If this was his aim in writing Consider Phlebas, it was completely successful. It might not be the best of all the Culture novels, or the most archetypally Culture novel-like of all the Culture novels, but I disagree with those who say it’s somehow lacking or unrepresentative compared to the rest of the series. If anything, the opposite is true. And for this reason I think it also makes a very good entry point to readers new to the Culture.

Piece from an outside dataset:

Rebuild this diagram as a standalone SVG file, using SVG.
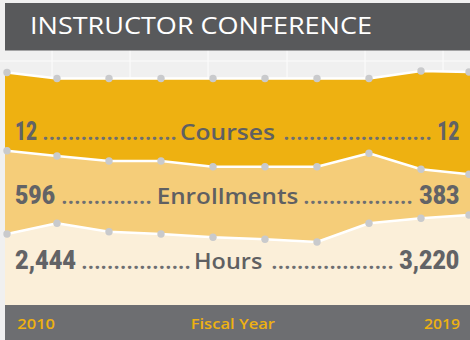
<svg xmlns="http://www.w3.org/2000/svg" width="470" height="340" viewBox="0 0 470 340">
  <defs>
    <style>
      .grid { stroke: #fbfbfb; stroke-width: 1.2; }
      .sep { fill: none; stroke: #ffffff; stroke-width: 2.5; stroke-linejoin: round; }
      .pt { fill: #c9cacc; }
      .num { font-family: Roboto, "Liberation Sans", sans-serif; font-weight: 900; font-size: 26px; fill: #626366; }
      .lbl { font-family: "Open Sans", "Liberation Sans", sans-serif; font-weight: 600; font-size: 22px; fill: #5f6062; }
      .lead { font-family: "Open Sans", "Liberation Sans", sans-serif; font-weight: 700; font-size: 20px; fill: #6d6e71; }
      .axis { font-family: "Open Sans", "Liberation Sans", sans-serif; font-weight: 600; font-size: 15px; fill: #eeb111; }
    </style>
  </defs>

  <!-- background -->
  <rect x="0" y="0" width="470" height="340" fill="#f0f0f0"/>
  <g id="grid">
    <line class="grid" x1="52" y1="50" x2="52" y2="305"/>
    <line class="grid" x1="130" y1="50" x2="130" y2="305"/>
    <line class="grid" x1="208" y1="50" x2="208" y2="305"/>
    <line class="grid" x1="287" y1="50" x2="287" y2="305"/>
    <line class="grid" x1="365" y1="50" x2="365" y2="305"/>
    <line class="grid" x1="443" y1="50" x2="443" y2="305"/>
    <line class="grid" x1="0" y1="61" x2="470" y2="61"/>
  </g>

  <!-- title bar -->
  <g id="title">
    <rect x="5" y="3" width="465" height="47.5" fill="#58595b"/>
    <text x="30" y="34" font-family="'Open Sans', 'Liberation Sans', sans-serif" font-weight="500" font-size="24" fill="#ffffff" textLength="342" lengthAdjust="spacingAndGlyphs">INSTRUCTOR CONFERENCE</text>
  </g>

  <!-- stacked areas -->
  <g id="areas">
    <polygon id="courses-area" fill="#eeb111" points="5,72.5 7,72.5 57,78.5 109,78.5 161,78.5 213,78.5 265,78.5 317,78.5 369,78.5 421,71 469,72 470,72 470,305 5,305"/>
    <polygon id="enrollments-area" fill="#f5cd79" points="5,150.7 7,150.7 57,156 109,161 161,161 213,166.7 265,166.7 317,166.7 369,153.3 421,169.3 469,174.3 470,174.5 470,305 5,305"/>
    <polygon id="hours-area" fill="#fbefd9" points="5,234 7,234 57,223.3 109,231.7 161,234 213,237.3 265,239.3 317,242 369,223.3 421,218.3 469,215 470,215 470,305 5,305"/>
  </g>

  <g id="lines">
    <polyline class="sep" points="5,72.5 7,72.5 57,78.5 109,78.5 161,78.5 213,78.5 265,78.5 317,78.5 369,78.5 421,71 469,72 470,72"/>
    <polyline class="sep" points="5,150.7 7,150.7 57,156 109,161 161,161 213,166.7 265,166.7 317,166.7 369,153.3 421,169.3 469,174.3 470,174.5"/>
    <polyline class="sep" points="5,234 7,234 57,223.3 109,231.7 161,234 213,237.3 265,239.3 317,242 369,223.3 421,218.3 469,215 470,215"/>
  </g>

  <g id="points">
    <circle class="pt" cx="7" cy="72.5" r="3.7"/>
    <circle class="pt" cx="57" cy="78.5" r="3.7"/>
    <circle class="pt" cx="109" cy="78.5" r="3.7"/>
    <circle class="pt" cx="161" cy="78.5" r="3.7"/>
    <circle class="pt" cx="213" cy="78.5" r="3.7"/>
    <circle class="pt" cx="265" cy="78.5" r="3.7"/>
    <circle class="pt" cx="317" cy="78.5" r="3.7"/>
    <circle class="pt" cx="369" cy="78.5" r="3.7"/>
    <circle class="pt" cx="421" cy="71" r="3.7"/>
    <circle class="pt" cx="469" cy="72" r="3.7"/>

    <circle class="pt" cx="7" cy="150.7" r="3.7"/>
    <circle class="pt" cx="57" cy="156" r="3.7"/>
    <circle class="pt" cx="109" cy="161" r="3.7"/>
    <circle class="pt" cx="161" cy="161" r="3.7"/>
    <circle class="pt" cx="213" cy="166.7" r="3.7"/>
    <circle class="pt" cx="265" cy="166.7" r="3.7"/>
    <circle class="pt" cx="317" cy="166.7" r="3.7"/>
    <circle class="pt" cx="369" cy="153.3" r="3.7"/>
    <circle class="pt" cx="421" cy="169.3" r="3.7"/>
    <circle class="pt" cx="469" cy="174.3" r="3.7"/>

    <circle class="pt" cx="7" cy="234" r="3.7"/>
    <circle class="pt" cx="57" cy="223.3" r="3.7"/>
    <circle class="pt" cx="109" cy="231.7" r="3.7"/>
    <circle class="pt" cx="161" cy="234" r="3.7"/>
    <circle class="pt" cx="213" cy="237.3" r="3.7"/>
    <circle class="pt" cx="265" cy="239.3" r="3.7"/>
    <circle class="pt" cx="317" cy="242" r="3.7"/>
    <circle class="pt" cx="369" cy="223.3" r="3.7"/>
    <circle class="pt" cx="421" cy="218.3" r="3.7"/>
    <circle class="pt" cx="469" cy="215" r="3.7"/>
  </g>

  <!-- row labels -->
  <g id="courses-row">
    <text class="num" x="15" y="139.5" textLength="22" lengthAdjust="spacingAndGlyphs">12</text>
    <text class="lead" x="42.5" y="139.5" textLength="134" lengthAdjust="spacing">.....................</text>
    <text class="lbl" x="180" y="139.5" textLength="95" lengthAdjust="spacingAndGlyphs">Courses</text>
    <text class="lead" x="283.5" y="139.5" textLength="148" lengthAdjust="spacing">.......................</text>
    <text class="num" x="437.3" y="139.5" textLength="22" lengthAdjust="spacingAndGlyphs">12</text>
  </g>

  <g id="enrollments-row">
    <text class="num" x="15" y="203.5" textLength="40" lengthAdjust="spacingAndGlyphs">596</text>
    <text class="lead" x="61.5" y="203.5" textLength="90" lengthAdjust="spacing">..............</text>
    <text class="lbl" x="156.7" y="203.5" textLength="141.6" lengthAdjust="spacingAndGlyphs">Enrollments</text>
    <text class="lead" x="303.5" y="203.5" textLength="109" lengthAdjust="spacing">.................</text>
    <text class="num" x="419.3" y="203.5" textLength="40" lengthAdjust="spacingAndGlyphs">383</text>
  </g>

  <g id="hours-row">
    <text class="num" x="15" y="268.5" textLength="61" lengthAdjust="spacingAndGlyphs">2,444</text>
    <text class="lead" x="81.5" y="268.5" textLength="109" lengthAdjust="spacing">.................</text>
    <text class="lbl" x="194" y="268.5" textLength="68.3" lengthAdjust="spacingAndGlyphs">Hours</text>
    <text class="lead" x="271.5" y="268.5" textLength="122" lengthAdjust="spacing">...................</text>
    <text class="num" x="399.3" y="268.5" textLength="60" lengthAdjust="spacingAndGlyphs">3,220</text>
  </g>

  <!-- axis bar -->
  <g id="axis">
    <rect x="5" y="305" width="465" height="35" fill="#6d6e71"/>
    <text class="axis" x="17.3" y="329.3" textLength="37.7" lengthAdjust="spacingAndGlyphs">2010</text>
    <text class="axis" x="190.7" y="329.3" textLength="84.3" lengthAdjust="spacingAndGlyphs">Fiscal Year</text>
    <text class="axis" x="424" y="329.3" textLength="36" lengthAdjust="spacingAndGlyphs">2019</text>
  </g>
</svg>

A final note. In my view, Consider Phlebas has something lacking from many of its successor Culture novels: equipoise. There is genuine uncertainty of outcome; a real sense in much of the book that the Culture faces an existential threat, and that either side could win, even if by the end it becomes apparent that the odds were always stacked in the Culture’s favour. In many of the subsequent books, the Culture’s power and pervasiveness undermine much of the inherent potential drama of the stories being told: there might be a sense of individual peril, or even of societal peril – of populations being threatened by brutal and controlling elites. But as a reader, we’re always aware of the huge civilising power of the Culture lurking just off stage, an enormously capable and resourceful saviour figure that may or may not choose to actually save our characters or our worlds (often for obscure reasons, known only to the Minds) – but is still there, all-powerful in potential if not in practice. In subsequent novels, the Culture can feel a bit like Aslan from the Narnia books, or the Greek girl’s dad from the Pulp song Common People – if you could call them, and they came, they could stop it all in an instant – but in Consider Phlebas, there’s still a suggestion that they could come, try to stop it, and fail. The socialist rebel underdog still has a bit of rebel underdog about it.